How do you improve demand forecast accuracy when your sales team is consistently over-optimistic in their projections?

What to look for

This tests both analytical and cross-functional skills. Strong candidates describe building a statistical baseline forecast (time-series or moving average) as an anchor, then layering sales intelligence as an adjustment — not the primary input. They also describe creating accountability loops: tracking forecast accuracy by salesperson and reviewing it in S&OP meetings. Candidates who simply accept sales forecasts as given will accumulate excess inventory during optimistic cycles and stockouts during pessimistic ones.

5

Describe how you have reduced freight or logistics costs without degrading service levels or reliability.

What to look for

Good answers involve consolidation strategies, carrier mix optimization, mode shifting (air to sea where lead time allows), or network design changes — not simply squeezing carriers on rates. The "without degrading service" constraint is the key differentiator: candidates who have achieved cost savings at the expense of on-time delivery or damage rates reveal they are optimizing for budget at the expense of customer outcomes.

6

How do you build supply chain resilience for a category that is dominated by one or two suppliers globally?

What to look for

This tests strategic supply thinking beyond day-to-day procurement. Answers might include dual-sourcing strategies even at a cost premium, geographic diversification of manufacturing, building strategic buffer stock, developing near-shore alternatives, or investing in product redesign to enable alternative components. Candidates who accept single-source risk as a given without mitigation strategy are a liability in categories with geopolitical or natural disaster exposure.

7

How do you manage a supplier that is consistently late on deliveries but has a product or price that makes them difficult to replace?

What to look for

This is a classic supply chain dilemma that reveals negotiation maturity. Strong candidates describe a structured escalation: document performance data, quantify the downstream cost of late deliveries, present it to the supplier's leadership (not just their account manager), and negotiate improvement commitments with contractual consequences. They also describe parallel-tracking alternative supplier development as leverage. Candidates who tolerate chronic underperformance without escalation or alternatives create ongoing exposure.

8

Describe how you run an S&OP (Sales & Operations Planning) process and how you make it genuinely cross-functional rather than just a planning meeting.

What to look for

A genuine S&OP process has pre-work (demand review, supply review) completed before the meeting, decision rights clearly defined, and escalation paths for unresolved gaps. Strong candidates describe what decisions get made in the meeting versus which ones they own themselves, and how they handle commercial-supply conflicts. An S&OP that is purely a status update with no decisions or trade-off resolutions is operationally ineffective.

9

How do you evaluate whether to insource versus outsource a logistics function (e.g., warehousing or last-mile delivery)?

What to look for

Strong answers include a total cost of ownership comparison (not just direct cost), a strategic differentiation assessment (does control of this function give competitive advantage?), scalability considerations, and risk transfer implications. Candidates should also describe the organizational capability required to manage a 3PL effectively — outsourcing is not a hands-off decision. Purely cost-driven decisions without strategic context often create service quality or flexibility problems at scale.

10

What supply chain technology or tools have you implemented, and how did you manage the change management and adoption challenge?

What to look for

Modern supply chain management increasingly relies on ERP, WMS, TMS, or demand planning software. Strong candidates describe a specific implementation, the business case that justified it, how they managed data migration and user adoption, and the realized benefits versus the original projection. Candidates who have only used tools selected by others — without being involved in implementation or evaluation — may struggle to drive technology-led improvements in your organization.

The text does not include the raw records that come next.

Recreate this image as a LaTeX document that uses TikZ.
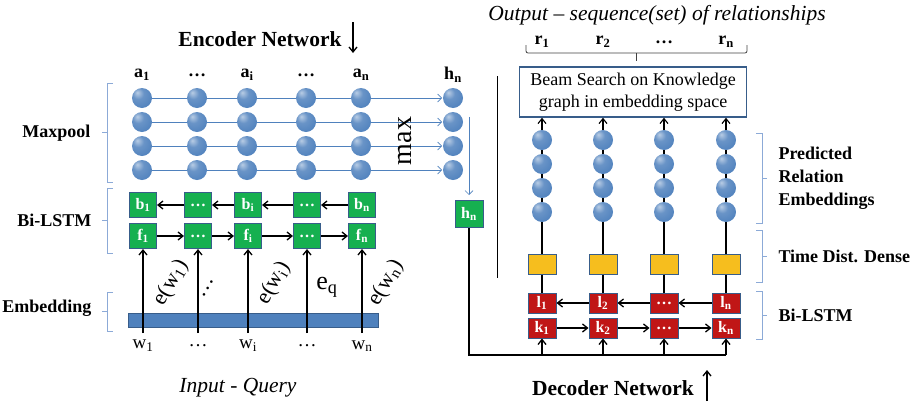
\documentclass[tikz,border=0pt]{standalone}
\usepackage{fontspec}
\setmainfont{Liberation Serif}
\usetikzlibrary{arrows.meta,positioning,calc,backgrounds}
\definecolor{nnball}{RGB}{79,129,189}
\definecolor{nnedge}{RGB}{56,93,138}
\definecolor{nngreen}{RGB}{22,176,80}
\definecolor{nnred}{RGB}{192,22,22}
\definecolor{nnyel}{RGB}{246,190,30}
\definecolor{nnbrk}{RGB}{140,170,215}
\pgfdeclareradialshading{orb}{\pgfpoint{-12bp}{14bp}}{%
  color(0bp)=(nnball!40!white); color(14bp)=(nnball!85!white);
  color(36bp)=(nnball); color(50bp)=(nnball!85!black); color(70bp)=(nnball!80!black)}
\tikzset{
  unit/.style={circle, minimum size=20pt, inner sep=0pt, shading=orb},
  cell/.style={
    draw=nnedge, line width=1pt, inner sep=0pt, text=white,
    minimum width=27pt, minimum height=25pt, font=\fontsize{16}{16}\selectfont\bfseries
  },
  fcell/.style={cell, fill=nngreen},
  dcell/.style={cell, fill=nnred, minimum width=28pt, minimum height=20pt},
  dense/.style={draw=nnedge, line width=1pt, fill=nnyel, minimum width=28pt, minimum height=20pt},
  arr/.style={-{Straight Barb[length=5pt,width=8pt]}, line width=1.3pt},
  pool/.style={-{Straight Barb[length=4pt,width=8pt]}, draw=nnball, line width=0.7pt},
  brk/.style={draw=nnbrk, line width=0.8pt},
  side/.style={font=\fontsize{18}{23}\selectfont\bfseries, align=left},
  ttl/.style={font=\fontsize{21.5}{24}\selectfont\bfseries},
  itl/.style={font=\fontsize{21.5}{24}\selectfont\itshape},
  idx/.style={font=\fontsize{18}{20}\selectfont\bfseries},
  word/.style={font=\fontsize{19}{20}\selectfont, inner sep=1pt},
  emb/.style={font=\fontsize{22}{22}\selectfont, inner sep=0pt}
}

\begin{document}
\begin{tikzpicture}[x=1pt, y=-1pt]
  \useasboundingbox (0,0) rectangle (912,402);

  % titles
  \node[ttl] (enc) at (260,39) {Encoder Network};
  \coordinate (encA) at (353,22);
  \coordinate (encB) at (353,53);
  \draw[arr] (encA) -- (encB);
  \node[itl] (inq) at (238,388) {Input - Query};
  \node[itl] (outq) at (657,15) {Output -- sequence(set) of relationships};
  \node[ttl] (dec) at (613,388) {Decoder Network};
  \coordinate (decA) at (707,401);
  \coordinate (decB) at (707,370);
  \draw[arr] (decA) -- (decB);

  % encoder: maxpool units
  \foreach \x/\t [count=\i] in {142/a\textsubscript{1}, 197/\dots, 247/a\textsubscript{i}, 306/\dots, 361/a\textsubscript{n}} {
    \node[idx] (al\i) at (\x,75) {\t};
    \foreach \y [count=\j] in {98,122,146,170}
      \node[unit] (a\i\j) at (\x,\y) {};
  }
  \node[idx] (hl) at (453,75) {h\textsubscript{n}};
  \foreach \y [count=\j] in {98,122,146,170}
    \node[unit] (h\j) at (453,\y) {};
  \begin{scope}[on background layer]
    \foreach \j in {1,...,4}
      \draw[pool, shorten >=11pt] (a1\j.center) -- (h\j.center);
  \end{scope}
  \node[font=\fontsize{28}{28}\selectfont, rotate=90] (mx) at (405,141) {max};

  % encoder: bi-lstm
  \foreach \x/\b/\f [count=\i] in {143/b\textsubscript{1}/f\textsubscript{1}, 198/\dots/\dots,
      248/b\textsubscript{i}/f\textsubscript{i}, 307/\dots/\dots, 362/b\textsubscript{n}/f\textsubscript{n}} {
    \node[fcell] (b\i) at (\x,205) {\b};
    \node[fcell] (f\i) at (\x,236) {\f};
  }
  \foreach \i/\j in {1/2,2/3,3/4,4/5} {
    \draw[arr] (b\j) -- (b\i);
    \draw[arr] (f\i) -- (f\j);
  }

  % encoder: embedding
  \node[draw=nnedge, fill=nnball, minimum width=250pt, minimum height=14pt, inner sep=0pt] (bar) at (253,320) {};
  \foreach \x/\t [count=\i] in {143/w\textsubscript{1}, 198/\dots, 248/w\textsubscript{i}, 307/\dots, 362/w\textsubscript{n}} {
    \node[word] (w\i) at (\x,346) {\t};
    \draw[arr] ([yshift=-6pt]bar.south -| w\i) -- (f\i.south);
  }
  \node[emb, rotate=60] (e1) at (171,283) {e(w\textsubscript{1})};
  \node[emb, rotate=60] (e2) at (208,288) {\dots};
  \node[emb, rotate=60] (e3) at (274,283) {e(w\textsubscript{i})};
  \node[emb, font=\fontsize{26}{26}\selectfont] (e4) at (327,287) {e\textsubscript{q}};
  \node[emb, rotate=60] (e5) at (386,283) {e(w\textsubscript{n})};

  % encoder side labels
  \node[side, anchor=east] (lmax) at (94,133) {Maxpool};
  \node[side, anchor=east] (lbi) at (95,220) {Bi-LSTM};
  \node[side, anchor=east] (lemb) at (95,308) {Embedding};
  \foreach \ya/\yb in {83/182, 188/253, 292/331}
    \draw[brk] (113,\ya) -- (107,\ya) -- (107,\yb) -- (113,\yb) (107,{(\ya+\yb)/2}) -- (102,{(\ya+\yb)/2});

  % hand-over from encoder to decoder
  \node[fcell, minimum width=28pt, minimum height=27pt] (hb) at (469,214) {h\textsubscript{n}};
  \draw[pool, shorten >=5pt] ([yshift=-5pt]hb.north |- h2.north) -- (hb.north);
  \draw[line width=0.8pt] (497,76) -- (497,278);

  % decoder columns
  \node[draw=nnedge, line width=1.4pt, minimum width=227pt, minimum height=50pt, align=center,
    font=\fontsize{18}{22}\selectfont] (beam) at (633,92) {Beam Search on Knowledge\\graph in embedding space};
  \foreach \x/\r/\l/\k [count=\i] in {542/r\textsubscript{1}/l\textsubscript{1}/k\textsubscript{1},
      603/r\textsubscript{2}/l\textsubscript{2}/k\textsubscript{2}, 664/\dots/\dots/\dots,
      726/r\textsubscript{n}/l\textsubscript{n}/k\textsubscript{n}} {
    \node[idx] (r\i) at (\x,42) {\r};
    \foreach \y [count=\j] in {140,164,188,212}
      \node[unit] (p\i\j) at (\x,\y) {};
    \node[dense] (t\i) at (\x,264) {};
    \node[dcell] (l\i) at (\x,303) {\l};
    \node[dcell] (k\i) at (\x,328) {\k};
    \draw[arr, line width=1.1pt] (p\i1) -- (p\i1 |- beam.south);
    \draw[line width=1.1pt] (p\i1) -- (p\i2) (p\i2) -- (p\i3) (p\i3) -- (p\i4);
    \draw[line width=1.1pt] (p\i4) -- (t\i) (t\i) -- (l\i);
  }
  \foreach \i/\j in {1/2,2/3,3/4} {
    \draw[arr] (l\j) -- (l\i);
    \draw[arr] (k\i) -- (k\j);
  }
  \draw[line width=0.8pt, black!75, rounded corners=2pt] (526,45) -- (526,53) -- (747,53) -- (747,45);
  \draw[line width=0.8pt, black!75] (636,53) -- (636,61);

  % decoder input bus
  \coordinate (bus) at (469,355);
  \draw[line width=1.3pt] (hb.south) -- (bus) -- (bus -| k4);
  \foreach \i in {1,...,4}
    \draw[arr] (bus -| k\i) -- (k\i.south);

  % decoder side labels
  \node[side, anchor=west] (lpre) at (775,178) {Predicted\\Relation\\Embeddings};
  \node[side, anchor=west] (ltd) at (775,256) {Time Dist. Dense};
  \node[side, anchor=west] (lbi2) at (775,315) {Bi-LSTM};
  \foreach \ya/\yb in {133/223, 230/282, 291/339}
    \draw[brk] (756,\ya) -- (762,\ya) -- (762,\yb) -- (756,\yb) (762,{(\ya+\yb)/2}) -- (767,{(\ya+\yb)/2});
\end{tikzpicture}
\end{document}
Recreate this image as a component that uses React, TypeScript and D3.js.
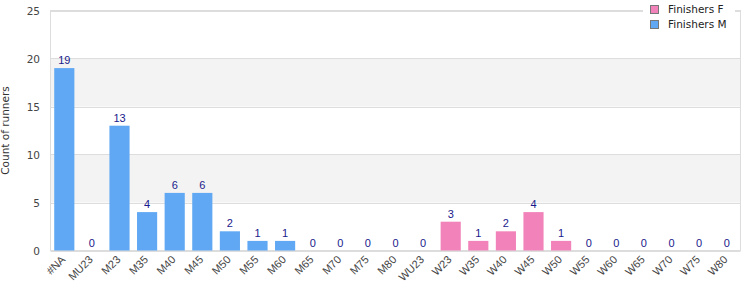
import React from "react";
import * as d3 from "d3";

const categories = ["#NA","MU23","M23","M35","M40","M45","M50","M55","M60","M65","M70","M75","M80","WU23","W23","W35","W40","W45","W50","W55","W60","W65","W70","W75","W80"];
const finishersM = [19,0,13,4,6,6,2,1,1,0,0,0,0,0,0,0,0,0,0,0,0,0,0,0,0];
const finishersF = [0,0,0,0,0,0,0,0,0,0,0,0,0,0,3,1,2,4,1,0,0,0,0,0,0];
const yTicks = [0,5,10,15,20,25];
const seriesNames = ["Finishers F","Finishers M"];

const COLOR_M = "#60a8f3";
const COLOR_F = "#f283ba";
const FONT = "DejaVu Sans, sans-serif";
const FONT2 = "Liberation Sans, Arial, sans-serif";

export default function App() {
  const W = 750, H = 300;
  const left = 50.5, right = 740.5, top = 10.5, bottom = 250.5;
  const x = d3.scaleBand<string>().domain(categories).range([left, right]).paddingInner(0.27).paddingOuter(0.135);
  const y = d3.scaleLinear().domain([0, 25]).range([bottom, top]);
  const stack = categories.map((c, i) => ({ c, m: finishersM[i], f: finishersF[i] }));
  const bands = [];
  for (let i = 0; i < yTicks.length - 1; i++) {
    if (i % 2 === 1) bands.push([yTicks[i], yTicks[i + 1]]);
  }
  return (
    <svg width={W} height={H} style={{ position: "absolute", left: 0, top: 0, fontFamily: FONT }}>
      <rect x={0} y={0} width={W} height={H} fill="#fff" />
      {bands.map(([a, b], i) => (
        <rect key={i} x={left} y={y(b)} width={right - left} height={y(a) - y(b)} fill="#f3f3f3" />
      ))}
      {yTicks.map((t) => (
        <g key={t}>
          <line x1={left} x2={right} y1={Math.round(y(t)) + 0.5} y2={Math.round(y(t)) + 0.5} stroke="#dddddd" />
          <text x={40} y={y(t) + 4} textAnchor="end" fontSize={10.5} fill="#444">{t}</text>
        </g>
      ))}
      <rect x={left} y={top} width={right - left} height={bottom - top} fill="none" stroke="#dddddd" />
      {stack.map((d) => {
        const bx = x(d.c)!;
        const bw = x.bandwidth();
        const mTop = y(d.m);
        const fTop = y(d.m + d.f);
        return (
          <g key={d.c}>
            {d.m > 0 && <rect x={bx} y={mTop} width={bw} height={y(0) - mTop} fill={COLOR_M} />}
            {d.f > 0 && <rect x={bx} y={fTop} width={bw} height={mTop - fTop} fill={COLOR_F} />}
            <text x={bx + bw / 2} y={fTop - 4} textAnchor="middle" fontSize={11} fontFamily={FONT2} fill="#1a1a8c">{d.m + d.f}</text>
            <text
              transform={`translate(${bx + bw / 2 - 1},${bottom + 7}) rotate(-45)`}
              textAnchor="end"
              fontSize={11}
              fontFamily={FONT2}
              fill="#444"
              dy="0.35em"
            >{d.c}</text>
          </g>
        );
      })}
      <text transform={`translate(9,${(top + bottom) / 2}) rotate(-90)`} textAnchor="middle" fontSize={10.5} fill="#333">Count of runners</text>
      <rect x={643} y={0} width={92} height={32} fill="#fff" />
      {seriesNames.map((s, i) => (
        <g key={s}>
          <rect x={650.5} y={5.5 + i * 15} width={8} height={8} fill={i === 0 ? COLOR_F : COLOR_M} stroke="#777" />
          <text x={668} y={13 + i * 15} fontSize={10.5} fill="#222">{s}</text>
        </g>
      ))}
    </svg>
  );
}
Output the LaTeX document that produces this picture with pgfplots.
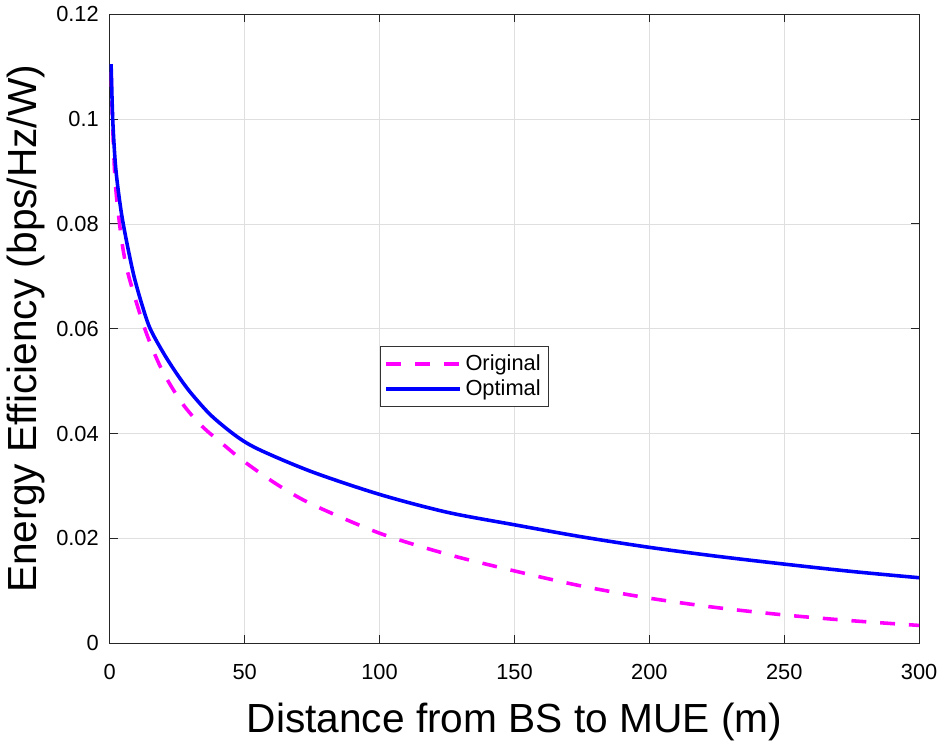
\documentclass[border=0pt]{standalone}
\usepackage{fontspec}
\setmainfont{Liberation Sans}
\usepackage{pgfplots}
\pgfplotsset{compat=1.18}
\definecolor{mag}{rgb}{1,0,1}
\begin{document}
\begin{tikzpicture}
\begin{axis}[
    scale only axis,
    width=408pt, height=317pt,
    xmin=0, xmax=300,
    ymin=0, ymax=0.12,
    xtick={0,50,100,150,200,250,300},
    ytick={0,0.02,0.04,0.06,0.08,0.1,0.12},
    scaled y ticks=false,
    yticklabel style={/pgf/number format/fixed, /pgf/number format/precision=2},
    /pgf/number format/assume math mode=true,
    tick label style={font=\fontsize{11}{13}\selectfont},
    xticklabel style={yshift=-7pt},
    yticklabel style={xshift=-2pt},
    xlabel={Distance from BS to MUE (m)},
    ylabel={Energy Efficiency (bps/Hz/W)},
    label style={font=\fontsize{20.5}{24}\selectfont},
    xlabel style={at={(axis description cs:0.5,0)}, anchor=base, yshift=-45pt},
    ylabel style={at={(axis description cs:-0.104,0.5)}, anchor=center},
    grid=major,
    major grid style={gray!25, line width=0.4pt},
    axis line style={black!85, line width=0.5pt},
    tick style={black!85, line width=0.5pt},
    tick align=inside,
    major tick length=4pt,
    legend style={at={(0.334,0.472)}, anchor=north west,
        font=\fontsize{11}{13}\selectfont, draw=black!80, line width=0.5pt,
        inner sep=2pt, row sep=-1pt},
    legend cell align=left,
    legend image code/.code={\draw[#1] (0pt,0pt) -- (37pt,0pt);},
]
\addplot[mag, line width=1.8pt, dash pattern=on 7.5pt off 7pt, smooth, tension=0.5] coordinates {
    (0.5,0.109) (1,0.100) (1.8,0.090) (2.8,0.0837) (4.8,0.0756) (7.1,0.0699)
    (13.2,0.0597) (19.3,0.0522) (26.7,0.0459) (34,0.0415) (42.6,0.0377)
    (50,0.0346) (62,0.0303) (75,0.0265) (100,0.0210) (125,0.0170)
    (150,0.0138) (175,0.0109) (200,0.0086) (225,0.0068) (250,0.0054)
    (275,0.0043) (300,0.0034)
};
\addlegendentry{Original}
\addplot[blue, line width=1.8pt, smooth, tension=0.5] coordinates {
    (0.5,0.1105) (1.1,0.100) (2,0.092) (3,0.087) (4.5,0.0815) (6.5,0.0760)
    (9,0.0700) (12,0.0645) (15,0.0600) (20,0.0553) (25,0.0513) (30,0.0478)
    (37.7,0.0434) (47.5,0.0393) (56,0.0368) (75,0.0327) (100,0.0284)
    (125,0.0250) (150,0.0226) (175,0.0203) (200,0.0183) (225,0.0166)
    (250,0.0151) (275,0.0137) (300,0.0125)
};
\addlegendentry{Optimal}
\end{axis}
\end{tikzpicture}
\end{document}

Pro tips for interviewing Supply Chain Manager candidates

Test for both efficiency and resilience thinking

The best supply chain managers hold both objectives simultaneously — not sequentially. Ask candidates to describe a trade-off they made between cost efficiency and supply resilience, and listen for whether they understand the risk value of redundancy. Candidates who optimize purely for cost are a liability in an era of supply volatility.

Include a scenario from your actual supplier or logistics landscape

Brief the candidate on a real supply challenge your company faces — an over-reliant supplier, a logistics cost spike, or a forecast accuracy problem — and ask how they'd approach it. This reveals domain applicability and immediately tests whether their instincts fit your business context, not just a generic supply chain case.

Ask specifically about their supplier relationships, not just processes

Great supply chain managers have supplier relationships that give them early warning, preferential capacity, and collaborative problem-solving access. Ask: "Is there a supplier account manager who would call you personally if they saw a risk coming your way?" The answer tells you whether they've built genuine supply chain partnerships or just managed transactional contracts.

Frequently asked questions

What are the best supply chain manager interview questions? +

The top three supply chain manager interview questions are: "How have you reduced inventory carrying costs without increasing stockout risk?", "Describe how you managed a major supply disruption", and "How do you evaluate and qualify new suppliers?" These reveal inventory strategy, crisis management, and procurement discipline.

How many interview rounds for a supply chain manager? +

Supply chain manager roles typically require 2–3 interview rounds: an initial screening, a structured competency interview, and a technical or case-based round assessing supply planning, sourcing strategy, or logistics optimization. For senior roles, a supplier or logistics partner may join the panel.

What skills matter most in a supply chain manager interview? +

Key supply chain competencies include demand forecasting accuracy, inventory optimization (EOQ, safety stock modeling), supplier negotiation and qualification, logistics network design, and supply risk management. Proficiency with ERP systems (SAP, Oracle) and supply chain analytics tools is increasingly expected.

What does a good supply chain manager interview process look like? +

An effective supply chain interview process covers sourcing and procurement strategy, inventory and demand planning, logistics and fulfillment execution, and crisis or disruption response. Including a short data case (e.g., analyze a purchase order dataset) significantly improves the predictive value of the process.